Sochi, Russia – Force India deputy team principal Bob Fernley may have let a European competition genie out of the bottle but, if so, he said he was ready to face the wrath of F1’s powers-that-be.
Fernley’s privately-owned team, along with Swiss rivals Sauber, in September filed a complaint asking the EU authorities to investigate the governance of the sport and the distribution of revenues.
The action comes at a delicate time, with talk of a takeover of F1 by the end of the year while Renault and Red Bull are still assessing their future involvement and Ferrari have launched an Initial Public Offering.

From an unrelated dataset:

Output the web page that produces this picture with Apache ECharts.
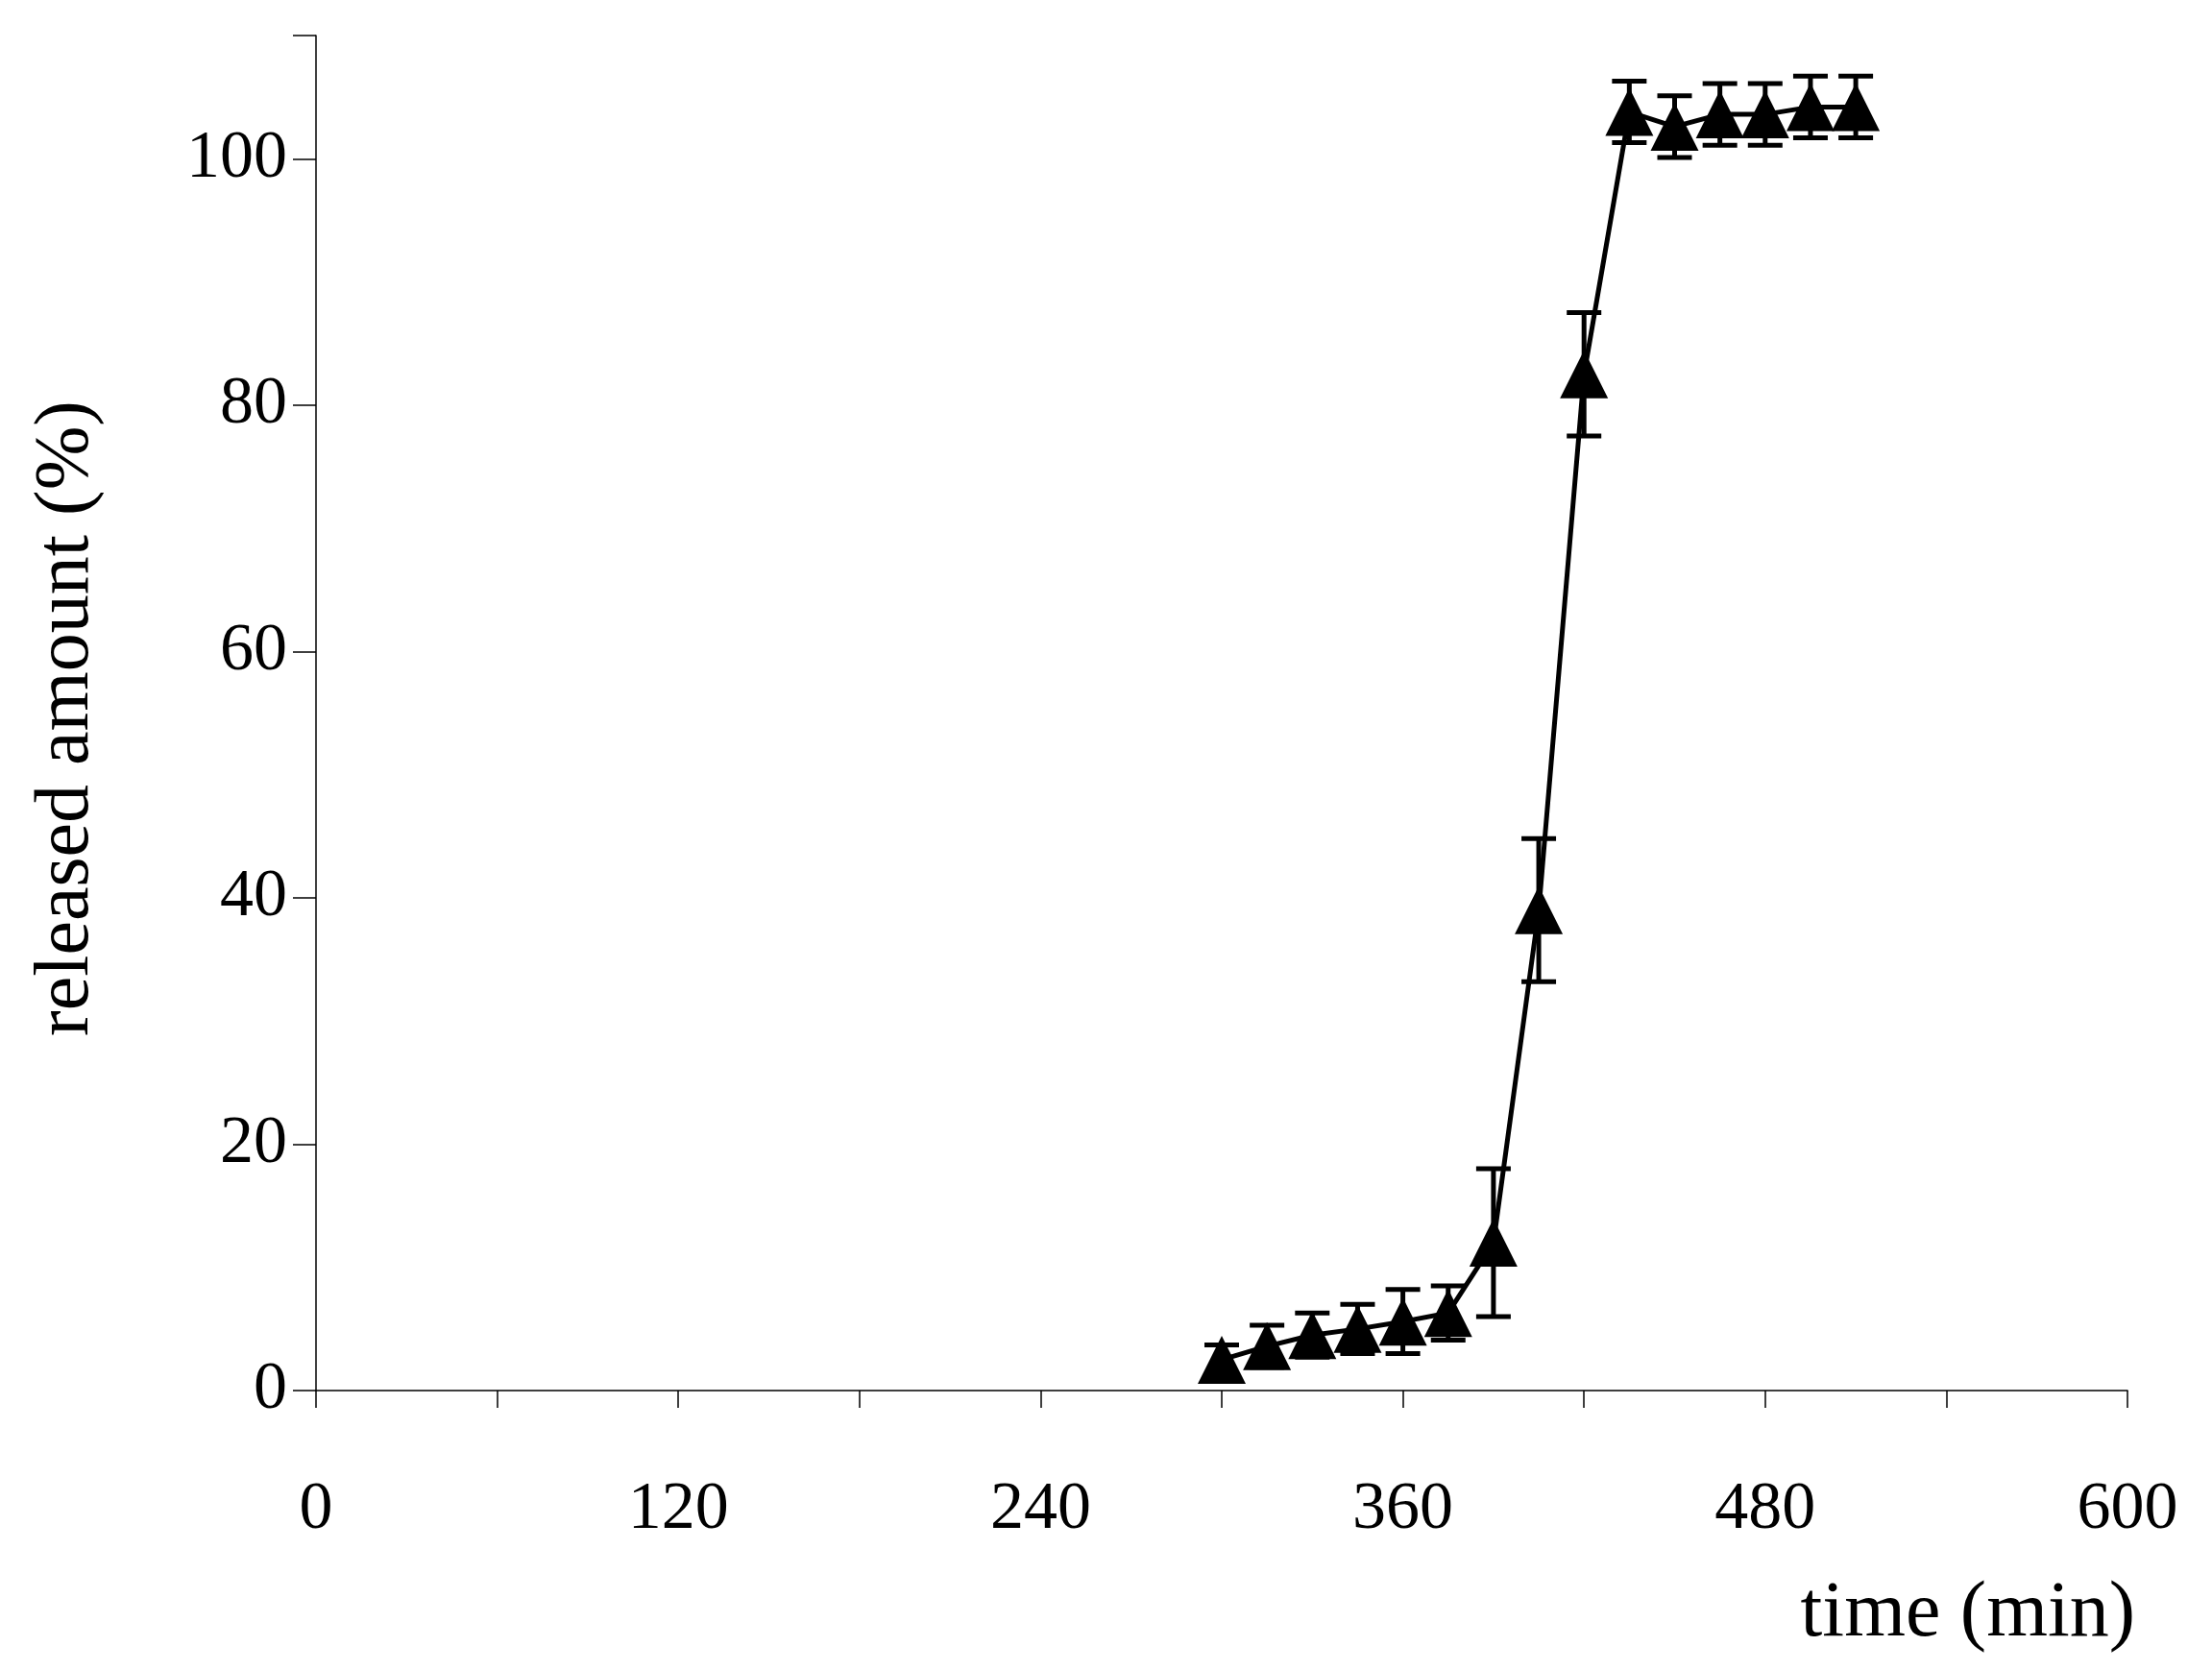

If the Commission decides to investigate, it could affect the amount of money top teams like Ferrari receive from the commercial rights holder as well as their influence on decision making.
Fernley told Reuters at the 2015 Russian GP, where Sergio Perez finished third on Sunday, that he expected the competition authorities to take two to three months before deciding how to proceed.
Fernley added: “If they do decide to investigate, I think it will be quite rapid that Formula 1 will feel the effects of the EU.”
He said the complaint process could not now be stopped, even if a deal was offered.
He said: “We can’t close it, that is absolutely correct. So there is no question of that.”
Force India, Sauber and Lotus first raised grievances about the distribution of revenues a year ago when the Caterham and Marussia teams went into administration and there was a risk of others following.
Indebted Lotus, now seemingly set to be taken over by Renault after fending off attempts to put them into administration, have not joined in the EU complaint.
In a letter to commercial supremo Bernie Ecclestone, the three teams spoke then of a “a questionable cartel” controlling “both the governance of Formula One and, apparently, the distribution of… funds.”
A briefing note after the formal complaint to the EU spoke of ‘unfair’ side payments and ‘unlawful practices’.
Top teams Mercedes, Ferrari, McLaren, Williams and Red Bull receive special payments in recognition of past performance and sit with the commercial rights holder and governing FIA on the sport’s core decision-making ‘strategy group’.
The smaller teams say the system is skewed unfairly in favour of the big ones who are guaranteed millions of dollars regardless of how they perform on the track and also get to determine future rule changes.
Fernley, whose team are also on the Strategy Group as the ‘best of the rest’, said the smaller teams had been assured by majority rights holders CVC that something would be done about the distribution of revenues but nothing had happened.
He said: “They’ve had a year to be able to make the right approaches, to be able to put something in position that had been promised if you like after the Austin Grand Prix.
“The only way it can work now is for CVC to be accountable to a body that has the power to be able to bring them to task.
“I think 12 months of opportunity to correct things, or at least to be seen to be moving in the right direction, is more than enough time. And clearly that hasn’t happened and we need to refer it to a body that has the powers to look into it independently.”
Fernley, who has put his head above the parapet in the past as deputy to the team’s Indian drinks magnate owner Vijay Mallya, said he wanted to ensure the existing private teams survived and others might still be able to enter.
If that meant he had to pay a personal price, so be it.
“You’ve got to say, are you prepared to stand up for what you believe?,” said the Briton, who has worked with Mallya since the 1970s when they bought and sold old Formula One cars and raced them in India.
“I had a very privileged life for 30 years with motor racing, I would hate to think that the way Formula One is going spirals it down to a point where other people are not going to be able to have that opportunity.”